▶ _Provided data_:

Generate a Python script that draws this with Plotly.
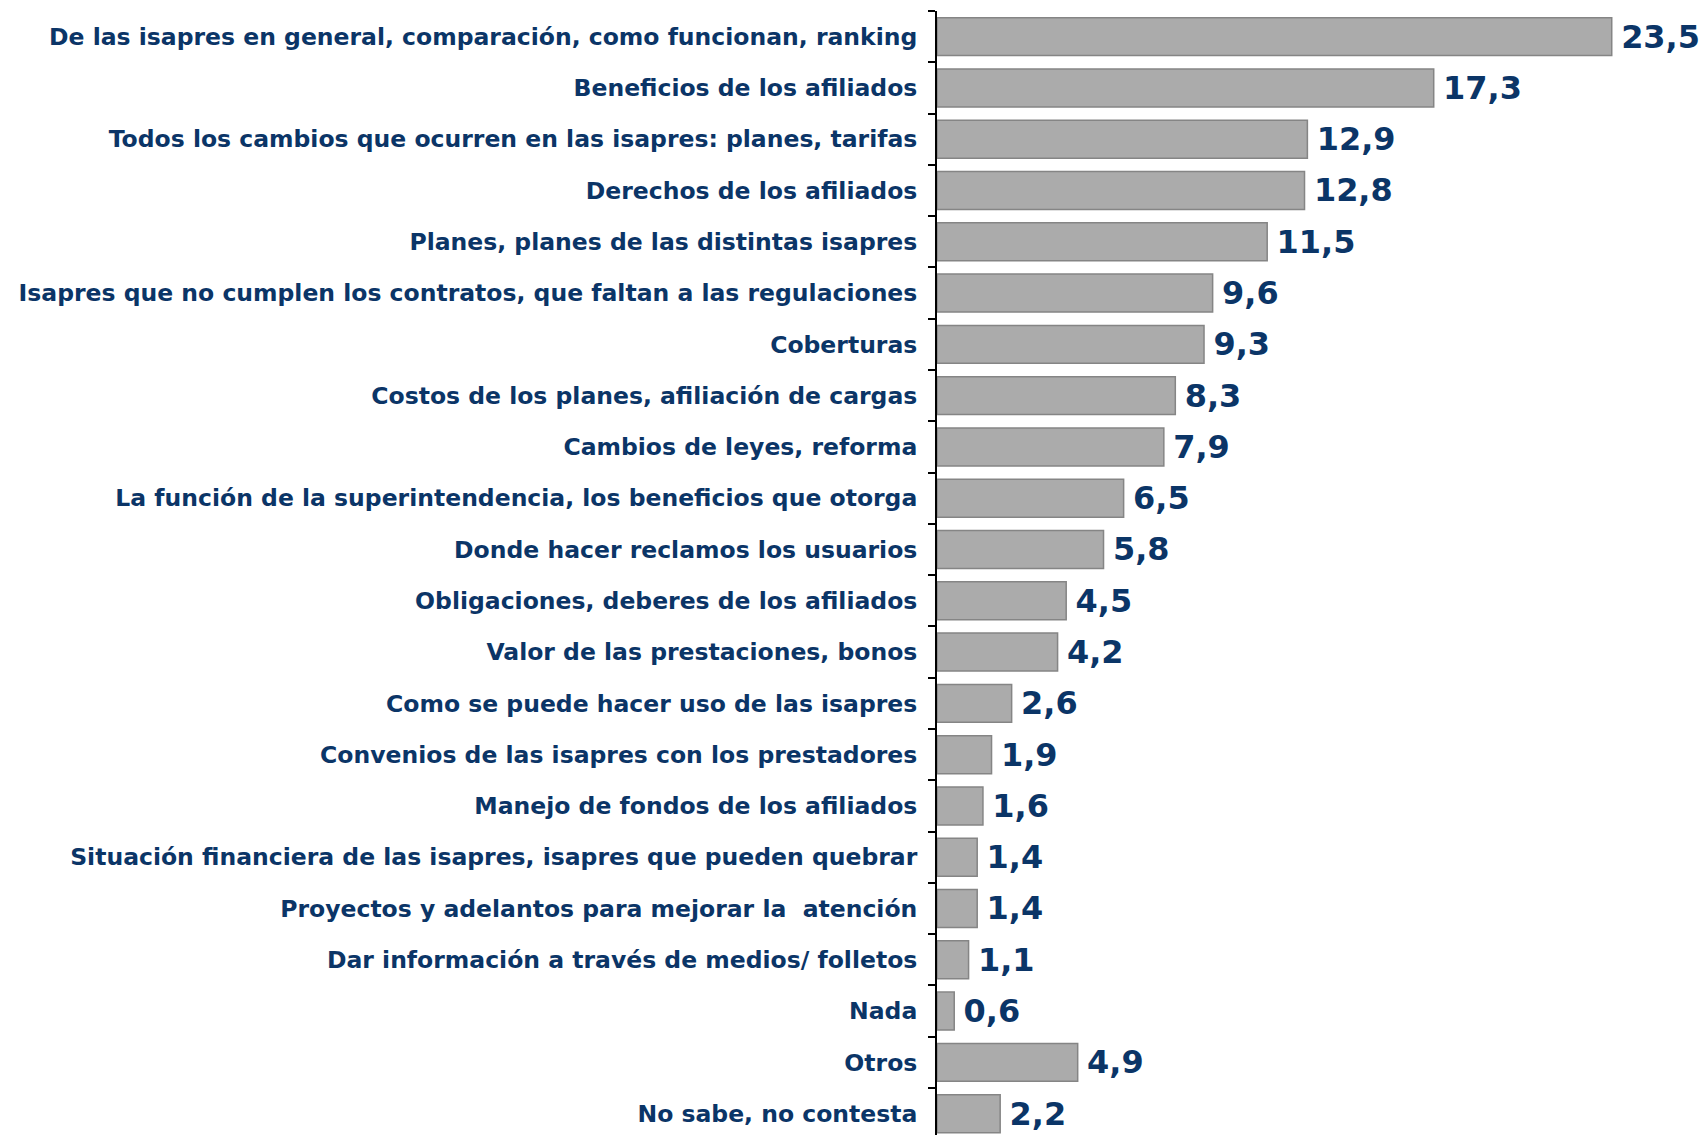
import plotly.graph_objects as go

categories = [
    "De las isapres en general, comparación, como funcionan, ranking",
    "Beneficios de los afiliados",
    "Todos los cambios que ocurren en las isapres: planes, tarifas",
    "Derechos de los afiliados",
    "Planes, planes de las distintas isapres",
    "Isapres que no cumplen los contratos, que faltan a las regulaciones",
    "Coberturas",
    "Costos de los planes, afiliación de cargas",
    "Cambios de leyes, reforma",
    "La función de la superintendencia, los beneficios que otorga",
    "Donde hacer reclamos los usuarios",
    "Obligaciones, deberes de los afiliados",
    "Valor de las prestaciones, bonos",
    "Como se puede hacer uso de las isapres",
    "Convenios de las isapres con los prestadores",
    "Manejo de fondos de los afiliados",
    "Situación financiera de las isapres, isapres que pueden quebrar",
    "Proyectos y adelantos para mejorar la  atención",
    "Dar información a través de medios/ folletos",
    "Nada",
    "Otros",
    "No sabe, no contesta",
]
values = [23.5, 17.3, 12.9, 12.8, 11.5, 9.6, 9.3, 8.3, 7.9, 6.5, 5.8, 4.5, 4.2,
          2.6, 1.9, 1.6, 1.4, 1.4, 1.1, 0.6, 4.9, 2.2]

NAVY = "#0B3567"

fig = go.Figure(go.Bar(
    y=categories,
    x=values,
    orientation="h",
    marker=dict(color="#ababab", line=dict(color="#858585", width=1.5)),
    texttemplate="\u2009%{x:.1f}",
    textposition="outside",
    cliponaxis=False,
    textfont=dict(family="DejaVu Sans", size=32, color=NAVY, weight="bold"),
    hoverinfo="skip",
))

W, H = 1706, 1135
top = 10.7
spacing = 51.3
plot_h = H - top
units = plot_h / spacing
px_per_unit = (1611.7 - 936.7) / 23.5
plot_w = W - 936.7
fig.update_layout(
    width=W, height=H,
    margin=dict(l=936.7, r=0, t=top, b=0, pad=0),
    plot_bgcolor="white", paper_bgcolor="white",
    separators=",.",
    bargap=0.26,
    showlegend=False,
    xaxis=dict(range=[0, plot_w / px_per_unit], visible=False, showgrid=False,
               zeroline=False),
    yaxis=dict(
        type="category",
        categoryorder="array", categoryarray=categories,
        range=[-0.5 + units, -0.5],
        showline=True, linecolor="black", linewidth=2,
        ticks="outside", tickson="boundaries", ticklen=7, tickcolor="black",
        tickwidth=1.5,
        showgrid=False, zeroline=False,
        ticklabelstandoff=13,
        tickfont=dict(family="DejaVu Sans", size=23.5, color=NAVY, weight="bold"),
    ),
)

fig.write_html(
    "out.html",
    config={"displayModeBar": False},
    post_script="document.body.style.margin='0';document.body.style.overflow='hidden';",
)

▶ _Your objective_: With the pictures left out, restate word for word every line of the data above, from the first down to the line that contains "import plotly.graph_objects as go".

▶ _Solution to this problem_:
Generate a Python script that draws this with Plotly.
import plotly.graph_objects as go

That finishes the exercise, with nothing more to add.